Editor’s note: This post is part of a new series about the impacts natural disasters have on a region’s public health, economic activity, and individual decision-making. While the papers cited in the posts extend beyond natural disasters in Texas, the results will be contextualized to the state’s population. For more about this series, click here.
The third paper of this blog series, “Natural Disasters and Willingness to Pay for Reliable Electricity: The 2021 Winter Storm in Texas as a Natural Experiment,” is one of the first academic studies of Winter Storm Uri that shocked Texas’ electrical grid in February 2021. Researchers from the University of Houston’s Hobby School of Public Affairs fielded an online survey one month after the freeze. The sample consisted of 1,500 residents across the state who were asked about their experiences during the storm and their subsequent opinions regarding proposed changes to Texas’ electric system.
The researchers implemented a choice experiment, where they prompted respondents to select between bundles that included: (1) a policy change, (2) the cost of the change incurred by the individual in kilowatt hours (kWh), and (3) the policy’s effectiveness in terms of individual exposure to future power outages. The menu consisted of five policies that received significant attention after the storm, and each policy was randomly assigned a cost (from $0.00 to $0.06 more per kWh paid by the individual) and effectiveness (from 0 to 12+ hours of potential power outages) (Figure 1). The survey repeated this exercise four times for each respondent.
As expected, Texans prefer options that generate lower costs and fewer outages. There is a clear consensus for proactive measures to protect against future grid vulnerability, and the most popular option is to winterize the system (see table).
Policy preferences vary, however, depending on respondents’ experiences during Winter Storm Uri. In particular, individuals who never lost power are more likely to prefer increasing the renewable energy supply or requiring a minimum reserve capacity compared with those who experienced rolling blackouts. Respondents who suffered longer-than-average outages are more likely to prefer merging the Texas grid with one of the two national grids.
Using a mixed logit model, the researchers estimate individuals’ willingness to pay for each policy proposal. Despite disproportionate exposure to the electrical grid’s failure, respondents experiencing above-average outages are less willing to pay for all measures (Figure 2). The authors discuss the possibility that negative experiences during Winter Storm Uri may have decreased individuals’ confidence in energy service providers, thereby making them less likely to trust the competence of institutions and the effectiveness of policy in general.

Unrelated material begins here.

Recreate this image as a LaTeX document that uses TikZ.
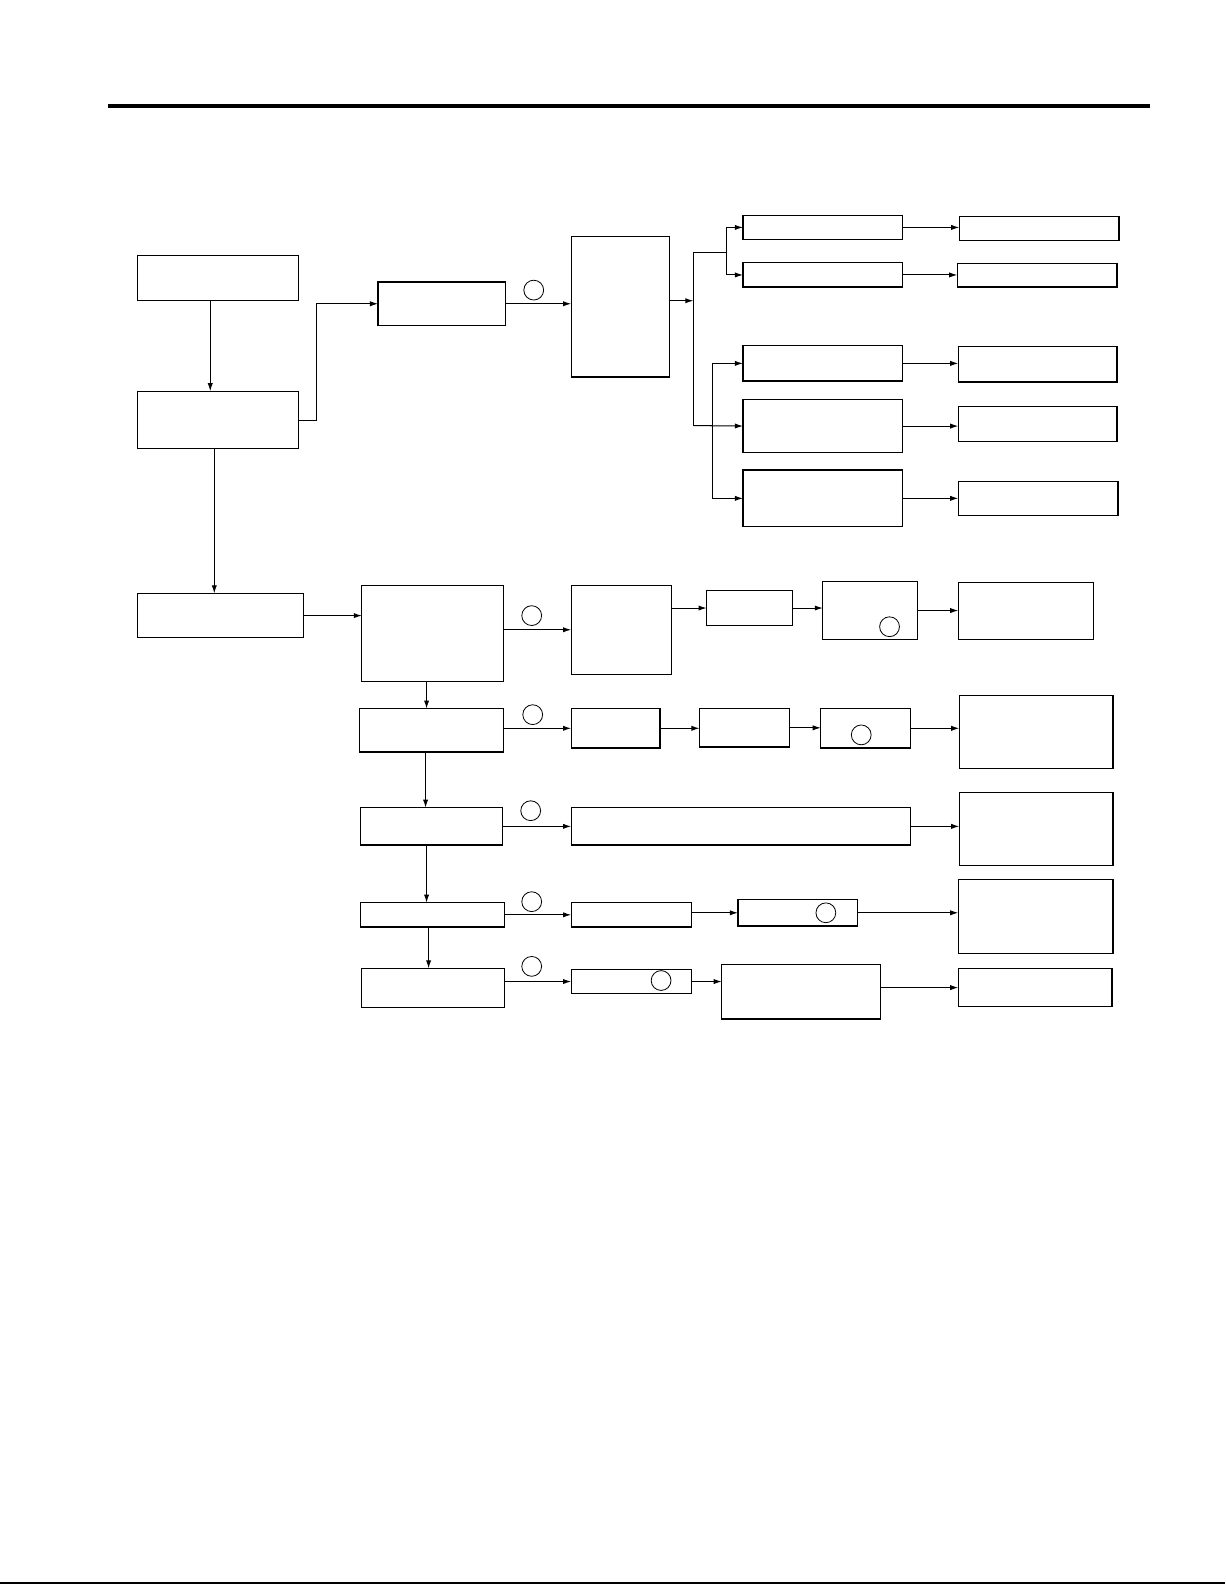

Indeed, households who suffered longer-than-average outages are more likely to blame electricity producers and the government for the blackouts compared with those who suffered shorter or no outages.
Winter Storm Uri revealed the vulnerabilities of Texas’ electrical grid and prompted a discussion of how to protect against extreme weather that has persisted two years after the storm. With an array of policy proposals heading into the 2023 legislative session, it is imperative that leaders maintain a pulse on public opinion and understand how that pulse was impacted by individual experiences during the disaster.